In this case, AEG’s request for a tax break seems more justifiable than others because the hotel is part of larger public-private partnership that will reconfigure the ill-shaped convention center and actually deliver on the promise of more conventions and tourist dollars. The hotel would also help the city reach the desired 8,000 rooms near the convention center.

AEG has been a good partner. Since it took over management of the convention center in 2013, the facility finally started to earn a profit for the city.

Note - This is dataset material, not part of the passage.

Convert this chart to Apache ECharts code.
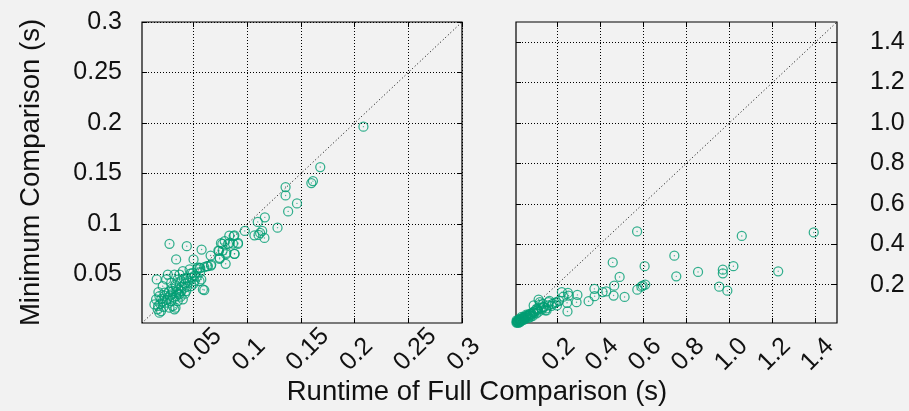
<!DOCTYPE html>
<html><head><meta charset="utf-8">
<script src="https://cdn.jsdelivr.net/npm/echarts@6/dist/echarts.min.js"></script>
<style>html,body{margin:0;padding:0;background:#f2f2f2}#c{width:909px;height:411px}</style>
</head><body><div id="c"></div>
<script>
// ---- data ----
const leftX = [0.2082,0.168,0.1612,0.1597,0.1357,0.1357,0.1463,0.1381,0.1164,0.1098,0.1282,0.1139,0.116,0.112,0.1067,0.1105,0.0977,0.088,0.0833,0.0914,0.0867,0.0821,0.0755,0.0737,0.0771,0.088,0.0802,0.0743,0.0799,0.0659,0.0662,0.0575,0.0437,0.0276,0.0338,0.05,0.06,0.0563,0.0535,0.06,0.0556,0.0157,0.0173,0.0322,0.0332,0.0136,0.0166,0.0182,0.079,0.0624,0.0369,
0.0245,0.0292,0.0338,0.0385,0.0432,0.0463,0.0494,0.054,0.0572,0.0587,0.0229,0.026,0.0213,0.0292,0.0338,0.0385,0.0416,0.0307,0.0353,0.0182,0.0307,0.0276,0.0198,0.0447,0.0509,0.04,0.0322,0.026,0.0213,0.0151,0.0369,0.0432,0.0478,0.0292,0.0245,0.04,0.0836,0.0874,0.0914,0.0883,0.0806,0.0556,0.0634,0.0665,0.0768,0.0731,0.0743,
0.019,0.022,0.025,0.028,0.031,0.034,0.036,0.039,0.042,0.045,0.048,0.051,0.027,0.03,0.033,0.036,0.041,0.044,0.047,0.023,0.017,0.02,0.035,0.038,0.042,0.053,0.056,0.05];
const leftY = [0.1964,0.1564,0.1425,0.1406,0.1366,0.1283,0.1204,0.1125,0.1066,0.1021,0.0964,0.0932,0.0862,0.0912,0.0888,0.0892,0.0932,0.0888,0.0885,0.0803,0.0806,0.0803,0.081,0.0734,0.0737,0.0705,0.0701,0.0655,0.0606,0.0688,0.0589,0.0747,0.078,0.0804,0.0649,0.0649,0.0573,0.0563,0.0553,0.0346,0.0434,0.0451,0.0326,0.0155,0.0172,0.0204,0.0155,0.0122,0.083,0.0582,0.05,
0.0451,0.0419,0.0385,0.0434,0.0468,0.055,0.0517,0.0567,0.0451,0.0352,0.032,0.027,0.0237,0.0237,0.0286,0.0336,0.0369,0.0336,0.0237,0.0286,0.0188,0.0172,0.0138,0.0419,0.0434,0.0533,0.05,0.05,0.0385,0.0254,0.0303,0.0336,0.0385,0.0303,0.0221,0.0254,0.0813,0.0879,0.0813,0.0705,0.0715,0.0567,0.0582,0.0599,0.0803,0.0737,0.0665,
0.021,0.018,0.025,0.029,0.027,0.033,0.035,0.038,0.041,0.044,0.047,0.049,0.033,0.036,0.04,0.031,0.046,0.038,0.051,0.029,0.019,0.026,0.045,0.028,0.031,0.048,0.052,0.041];

const rightX = [1.392,1.058,0.572,0.745,1.227,1.019,0.970,0.970,0.953,0.991,0.855,0.754,0.607,0.610,0.598,0.592,0.573,0.514,0.491,0.459,0.466,0.463,0.429,0.412,0.374,0.375,0.347,0.295,0.291,0.251,0.254,0.247,0.223,0.249,0.198,0.180,0.152,0.160,0.121,0.137,0.105,0.090,0.075,0.059,0.044,0.028,0.013,0.115,0.161,0.200,0.092,0.146,
0.012,0.014,0.016,0.018,0.02,0.022,0.025,0.027,0.03,0.032,0.035,0.038,0.04,0.043,0.047,0.05,0.055,0.06,0.065,0.07,0.075,0.08,0.085,0.09,0.095,0.1,0.11,0.115,0.125,0.13,0.14,0.15,0.017,0.021,0.024,0.028,0.033,0.036,0.045,0.052,0.058,0.068,0.078,0.088,0.105,0.12,0.135,0.165,0.175,0.19,0.21,0.23];
const rightY = [0.458,0.441,0.463,0.343,0.266,0.291,0.274,0.256,0.190,0.170,0.263,0.241,0.291,0.200,0.195,0.190,0.175,0.139,0.238,0.310,0.195,0.146,0.166,0.163,0.179,0.143,0.118,0.149,0.113,0.159,0.146,0.110,0.163,0.067,0.113,0.105,0.072,0.097,0.113,0.089,0.080,0.064,0.056,0.047,0.039,0.031,0.023,0.126,0.113,0.097,0.097,0.072,
0.012,0.015,0.013,0.018,0.016,0.02,0.019,0.024,0.022,0.028,0.026,0.031,0.03,0.035,0.033,0.04,0.038,0.045,0.042,0.05,0.047,0.056,0.052,0.064,0.06,0.07,0.075,0.066,0.085,0.078,0.09,0.082,0.022,0.011,0.028,0.014,0.019,0.04,0.025,0.03,0.052,0.035,0.04,0.045,0.058,0.1,0.105,0.12,0.095,0.11,0.12,0.14];

const leftRange = [0.002, 0.3];
const rightRange = [0.01, 1.5];
const leftTicks = [0.05, 0.1, 0.15, 0.2, 0.25, 0.3];
const rightTicks = [0.2, 0.4, 0.6, 0.8, 1.0, 1.2, 1.4];
const xTitle = 'Runtime of Full Comparison (s)';
const yTitle = 'Minimum Comparison (s)';

// ---- chart ----
const FONT = '"Liberation Sans", Arial, sans-serif';
const GREEN = '#009e73';
const zip = (a, b) => a.map((v, i) => [v, b[i]]);

function mkAxis(gi, pos, range, ticks, label, split, fmt, extra) {
  return {
    type: 'value', gridIndex: gi, position: pos, min: range[0], max: range[1],
    axisLine: {show: false},
    axisTick: {show: true, inside: true, length: 5, customValues: ticks, lineStyle: {color: '#000', width: 1}},
    axisLabel: label ? Object.assign({show: true, customValues: ticks, formatter: fmt, color: '#111',
      fontFamily: FONT, fontSize: 25, showMinLabel: true, showMaxLabel: true, hideOverlap: false}, extra) : {show: false},
    splitLine: split ? {show: true, lineStyle: {color: '#000', width: 1, type: [1, 2]}} : {show: false}
  };
}
const rotLabel = {rotate: 45, align: 'left', verticalAlign: 'bottom', lineHeight: 29, margin: 54};
const fmtL = v => String(+v.toFixed(2));
const fmtR = v => v.toFixed(1);

function scatter(xi, yi, xs, ys) {
  return [{
    type: 'scatter', xAxisIndex: xi, yAxisIndex: yi, data: zip(xs, ys), symbol: 'circle', symbolSize: 9,
    itemStyle: {color: 'rgba(0,0,0,0)', borderColor: GREEN, borderWidth: 1.25}, silent: true, z: 3
  }, {
    type: 'scatter', xAxisIndex: xi, yAxisIndex: yi, data: zip(xs, ys), symbol: 'circle', symbolSize: 1.4,
    itemStyle: {color: GREEN, opacity: 0.7}, silent: true, z: 4
  }];
}
function diag(xi, yi, r) {
  return {type: 'line', xAxisIndex: xi, yAxisIndex: yi, data: zip(r, r), symbol: 'none', silent: true, z: 2,
    lineStyle: {color: '#000', width: 1, type: [1, 2.5]}};
}

const chart = echarts.init(document.getElementById('c'), null, {renderer: 'canvas'});
chart.setOption({
  backgroundColor: '#f2f2f2',
  animation: false,
  grid: [
    {left: 142, top: 22, width: 320, height: 301, show: true, borderColor: '#000', borderWidth: 1.2, backgroundColor: 'transparent'},
    {left: 516, top: 22, width: 321, height: 301, show: true, borderColor: '#000', borderWidth: 1.2, backgroundColor: 'transparent'}
  ],
  xAxis: [
    mkAxis(0, 'bottom', leftRange, leftTicks, true, true, fmtL, rotLabel),
    mkAxis(0, 'top', leftRange, leftTicks, false, false),
    mkAxis(1, 'bottom', rightRange, rightTicks, true, true, fmtR, rotLabel),
    mkAxis(1, 'top', rightRange, rightTicks, false, false)
  ],
  yAxis: [
    mkAxis(0, 'left', leftRange, leftTicks, true, true, fmtL, {margin: 20}),
    mkAxis(0, 'right', leftRange, leftTicks, false, false),
    mkAxis(1, 'left', rightRange, rightTicks, false, true),
    mkAxis(1, 'right', rightRange, rightTicks, true, false, fmtR, {margin: 33})
  ],
  series: [
    diag(0, 0, leftRange), ...scatter(0, 0, leftX, leftY),
    diag(2, 2, rightRange), ...scatter(2, 2, rightX, rightY)
  ],
  graphic: [
    {type: 'text', x: 31, y: 172.5, rotation: Math.PI / 2,
      style: {text: yTitle, font: '27.5px ' + FONT, fill: '#111', align: 'center', verticalAlign: 'middle'}},
    {type: 'text', x: 477, y: 392,
      style: {text: xTitle, font: '27.5px ' + FONT, fill: '#111', align: 'center', verticalAlign: 'middle'}}
  ]
});
</script></body></html>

Under the proposal, AEG and Plenary Group, a Los Angeles-based infrastructure development company, would design, build, finance, operate and maintain the still publicly owned convention center. The companies would bear the risk of construction cost overruns and be responsible for keeping the convention center in good condition going forward. In exchange, the city would make an annual payment to AEG and Plenary to run the convention center. (The amount will depend on the scope of the project.)

This public-private partnership model is worth pursuing. Los Angeles has so far proven unable to effectively run the convention center itself. The center was outdated shortly after it was built, and a $500-million expansion in the 1990s that was supposed to pay for itself in tourism dollars did not. The city has to renovate the convention center, and it makes sense to have the private sector help do it.

Yet, even as L.A. leaders move forward on a shiny new convention center and another $100-million-plus hotel tax break, they need to recognize that there is a convention center arms race. Other cities are already planning even larger, shinier convention spaces and more and more hotel rooms.

The risk is that Los Angeles, in a bid to lure bigger events, will transform its lackluster convention center into a money pit — that Los Angeles would need to go bigger again and again to keep up with Anaheim and San Diego, and would need more tax breaks to lure more hotels. City officials need to make clear where the subsidies end.